> [WORK TO COMPLETE] Each line that holds the word "with" counts once; give the total for the records below and nothing else.

> [EXERCISE INPUTS]
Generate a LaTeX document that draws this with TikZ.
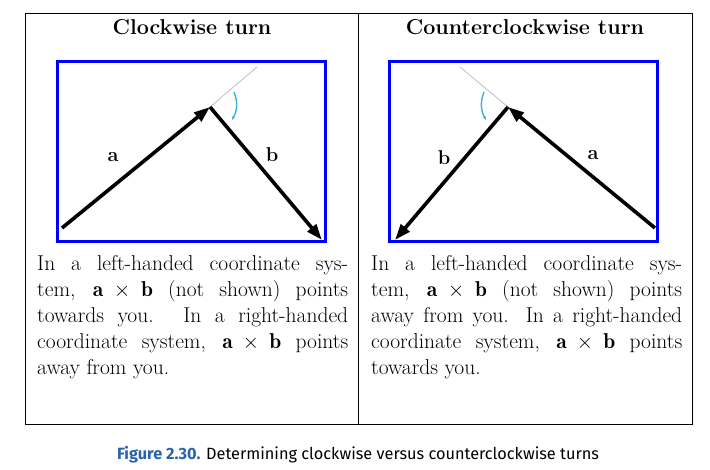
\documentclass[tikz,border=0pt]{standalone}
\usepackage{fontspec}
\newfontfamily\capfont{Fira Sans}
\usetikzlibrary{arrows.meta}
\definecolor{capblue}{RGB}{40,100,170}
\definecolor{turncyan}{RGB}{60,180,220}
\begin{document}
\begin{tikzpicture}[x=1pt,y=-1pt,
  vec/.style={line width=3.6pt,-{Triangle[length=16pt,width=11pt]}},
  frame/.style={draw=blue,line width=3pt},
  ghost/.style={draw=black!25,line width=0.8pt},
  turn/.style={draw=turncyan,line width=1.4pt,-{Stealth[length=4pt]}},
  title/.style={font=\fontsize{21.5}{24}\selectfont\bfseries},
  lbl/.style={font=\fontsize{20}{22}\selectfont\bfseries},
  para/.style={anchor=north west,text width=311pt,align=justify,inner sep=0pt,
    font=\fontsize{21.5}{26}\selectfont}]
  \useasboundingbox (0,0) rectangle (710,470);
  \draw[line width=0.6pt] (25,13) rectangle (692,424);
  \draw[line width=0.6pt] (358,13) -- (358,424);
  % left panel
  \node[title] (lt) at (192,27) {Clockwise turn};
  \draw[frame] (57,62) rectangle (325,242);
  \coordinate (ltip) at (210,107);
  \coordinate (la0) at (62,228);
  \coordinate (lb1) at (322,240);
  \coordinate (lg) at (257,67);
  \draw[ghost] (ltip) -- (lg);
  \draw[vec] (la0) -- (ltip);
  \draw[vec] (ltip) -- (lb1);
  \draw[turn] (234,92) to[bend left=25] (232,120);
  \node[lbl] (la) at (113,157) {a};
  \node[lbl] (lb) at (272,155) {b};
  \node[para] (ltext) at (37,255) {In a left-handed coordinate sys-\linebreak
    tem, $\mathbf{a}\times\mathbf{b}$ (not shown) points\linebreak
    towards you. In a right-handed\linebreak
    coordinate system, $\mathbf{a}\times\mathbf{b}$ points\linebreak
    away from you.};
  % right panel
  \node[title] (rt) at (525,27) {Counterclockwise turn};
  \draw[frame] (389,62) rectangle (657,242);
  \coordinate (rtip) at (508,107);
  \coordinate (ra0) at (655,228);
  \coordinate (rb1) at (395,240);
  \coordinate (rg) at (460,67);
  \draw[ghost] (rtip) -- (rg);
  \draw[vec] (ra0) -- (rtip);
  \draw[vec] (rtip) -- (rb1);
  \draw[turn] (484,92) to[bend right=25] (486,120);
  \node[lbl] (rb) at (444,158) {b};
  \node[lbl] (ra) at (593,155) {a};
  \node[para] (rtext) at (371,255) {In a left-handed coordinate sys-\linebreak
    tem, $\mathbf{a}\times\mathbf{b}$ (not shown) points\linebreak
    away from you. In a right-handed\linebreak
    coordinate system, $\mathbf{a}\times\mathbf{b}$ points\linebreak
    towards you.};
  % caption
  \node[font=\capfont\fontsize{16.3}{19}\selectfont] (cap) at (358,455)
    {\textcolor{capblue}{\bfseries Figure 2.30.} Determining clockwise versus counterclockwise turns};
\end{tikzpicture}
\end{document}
==
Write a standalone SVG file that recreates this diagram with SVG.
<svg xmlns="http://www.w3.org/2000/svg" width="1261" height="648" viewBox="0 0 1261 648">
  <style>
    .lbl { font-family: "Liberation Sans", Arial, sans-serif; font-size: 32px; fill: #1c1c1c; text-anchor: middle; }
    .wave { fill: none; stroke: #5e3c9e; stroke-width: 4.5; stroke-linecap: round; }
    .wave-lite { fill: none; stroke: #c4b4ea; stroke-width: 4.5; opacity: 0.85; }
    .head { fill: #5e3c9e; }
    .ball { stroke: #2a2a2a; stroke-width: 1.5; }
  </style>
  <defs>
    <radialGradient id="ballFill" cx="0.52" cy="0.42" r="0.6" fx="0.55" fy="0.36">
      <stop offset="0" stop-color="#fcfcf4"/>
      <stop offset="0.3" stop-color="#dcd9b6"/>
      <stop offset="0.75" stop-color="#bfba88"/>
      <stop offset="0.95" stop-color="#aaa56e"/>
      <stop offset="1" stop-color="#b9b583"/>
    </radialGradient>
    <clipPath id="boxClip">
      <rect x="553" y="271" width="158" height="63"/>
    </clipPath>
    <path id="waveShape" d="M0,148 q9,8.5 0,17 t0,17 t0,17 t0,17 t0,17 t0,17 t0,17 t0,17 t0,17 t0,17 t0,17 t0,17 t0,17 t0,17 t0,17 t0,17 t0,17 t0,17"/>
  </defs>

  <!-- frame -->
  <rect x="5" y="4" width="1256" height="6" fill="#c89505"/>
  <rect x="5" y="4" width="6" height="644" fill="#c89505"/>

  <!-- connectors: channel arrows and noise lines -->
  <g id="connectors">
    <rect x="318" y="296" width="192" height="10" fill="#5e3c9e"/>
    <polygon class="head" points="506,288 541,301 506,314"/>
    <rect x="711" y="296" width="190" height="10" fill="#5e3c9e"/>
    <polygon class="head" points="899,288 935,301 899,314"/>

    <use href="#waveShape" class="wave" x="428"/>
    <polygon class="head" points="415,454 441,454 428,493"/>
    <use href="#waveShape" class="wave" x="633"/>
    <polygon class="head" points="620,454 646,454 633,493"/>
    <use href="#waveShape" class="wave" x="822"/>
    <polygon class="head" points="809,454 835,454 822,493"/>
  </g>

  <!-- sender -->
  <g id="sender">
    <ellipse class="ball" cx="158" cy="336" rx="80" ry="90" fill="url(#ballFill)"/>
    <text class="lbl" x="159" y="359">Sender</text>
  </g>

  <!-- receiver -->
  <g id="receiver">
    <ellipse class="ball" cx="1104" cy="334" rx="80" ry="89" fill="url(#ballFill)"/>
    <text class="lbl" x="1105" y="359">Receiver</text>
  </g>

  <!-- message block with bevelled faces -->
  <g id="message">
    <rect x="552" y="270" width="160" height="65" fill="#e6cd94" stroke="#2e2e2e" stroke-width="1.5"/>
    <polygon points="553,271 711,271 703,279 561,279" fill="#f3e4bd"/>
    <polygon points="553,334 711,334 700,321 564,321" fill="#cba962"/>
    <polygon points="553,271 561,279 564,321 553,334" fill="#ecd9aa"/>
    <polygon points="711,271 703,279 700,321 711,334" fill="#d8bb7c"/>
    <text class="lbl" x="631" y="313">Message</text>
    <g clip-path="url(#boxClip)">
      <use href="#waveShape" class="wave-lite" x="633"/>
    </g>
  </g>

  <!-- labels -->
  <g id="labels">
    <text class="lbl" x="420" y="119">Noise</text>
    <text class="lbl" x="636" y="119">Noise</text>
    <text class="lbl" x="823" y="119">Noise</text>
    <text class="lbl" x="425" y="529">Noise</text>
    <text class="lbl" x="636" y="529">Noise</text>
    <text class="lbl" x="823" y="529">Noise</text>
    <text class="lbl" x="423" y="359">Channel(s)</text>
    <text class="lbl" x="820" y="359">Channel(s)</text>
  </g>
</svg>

> [WRITTEN ANSWER] 3